Вскоре после вступления в должность Буш и Бейкер перестали опираться на контрас, сделав ставку на мирные процессы, начавшиеся в 1987 году, когда пять президентов стран Латинской Америки подписали договор, согласно которому сандинисты обязались прекратить подрывную деятельность в Сальвадоре и в 1991 году провести свободные выборы в Никарагуа. Позднее сандинисты пошли на уступку, согласившись провести выборы на год раньше в обмен на обещание США разоружить поддерживаемых ими контрас.
Помощник Бейкера по Латинской Америке Бернард Аронсон подал своему шефу секретную докладную записку, в которой убеждал администрацию сделать Центральную Америку тестом номер один для Советского Союза: Горбачев и Советы должны «воочию убедиться в том, что, если будут препятствовать нашему дипломатическому курсу в Центральной Америке, много потеряют в двусторонних отношениях».
В Белом доме Бейкер сказал президенту, что следует «подвергнуть Советы китайской пытке капающей водой. Мы будем им непрестанно твердить — кап-кап-кап, — что они должны внести свой вклад в нормализацию обстановки в Центральной Америке, в противном случае у них возникнет множество других, куда более сложных проблем».

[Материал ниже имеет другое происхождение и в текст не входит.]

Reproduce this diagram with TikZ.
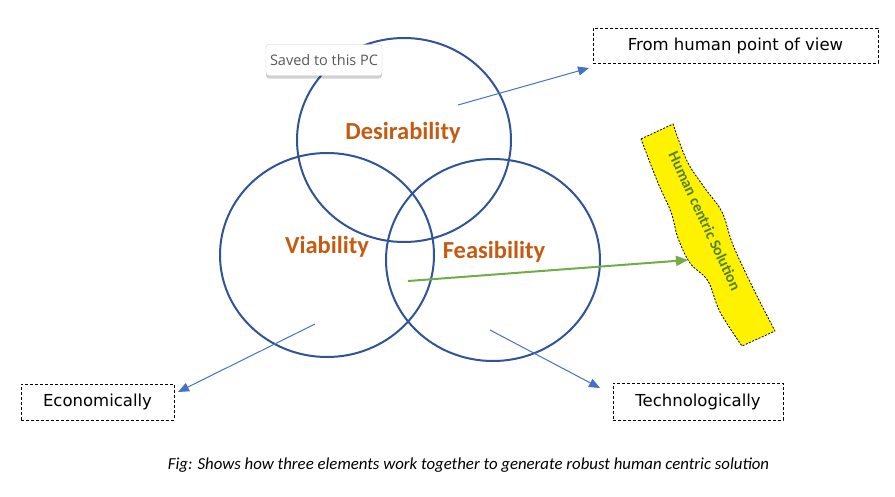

На начало апреля был запланирован трехдневный визит Горбачева в Гавану, где он должен был встретиться с Фиделем Кастро. В понедельник, 27 марта, Буш направил советскому руководителю секретное письмо: «Трудно совместить ваши лозунги… с фактом непрекращающейся серьезной помощи Никарагуа, оказываемой Советским Союзом и Кубой. Ведь реальной военной угрозы, оправдывающей эту помощь, не существует. И сейчас, в момент, когда мы четко определили новый курс, ваша помощь почти наверняка будет направлена на подрыв (наших) дипломатических усилий.
Продолжение (подобной) практики в регионе, представляющем для США жизненно важные интересы… неизбежно отразится на природе (американо-советских) отношений… Инициатива Советского Союза и Кубы по прекращению помощи, подогревающей вооруженный конфликт в данном регионе, окупится серьезными дивидендами доброй воли Соединенных Штатов. Эта инициатива будет означать, что Советский Союз готов способствовать политическому урегулированию обстановки в регионе не только на словах, но и на деле».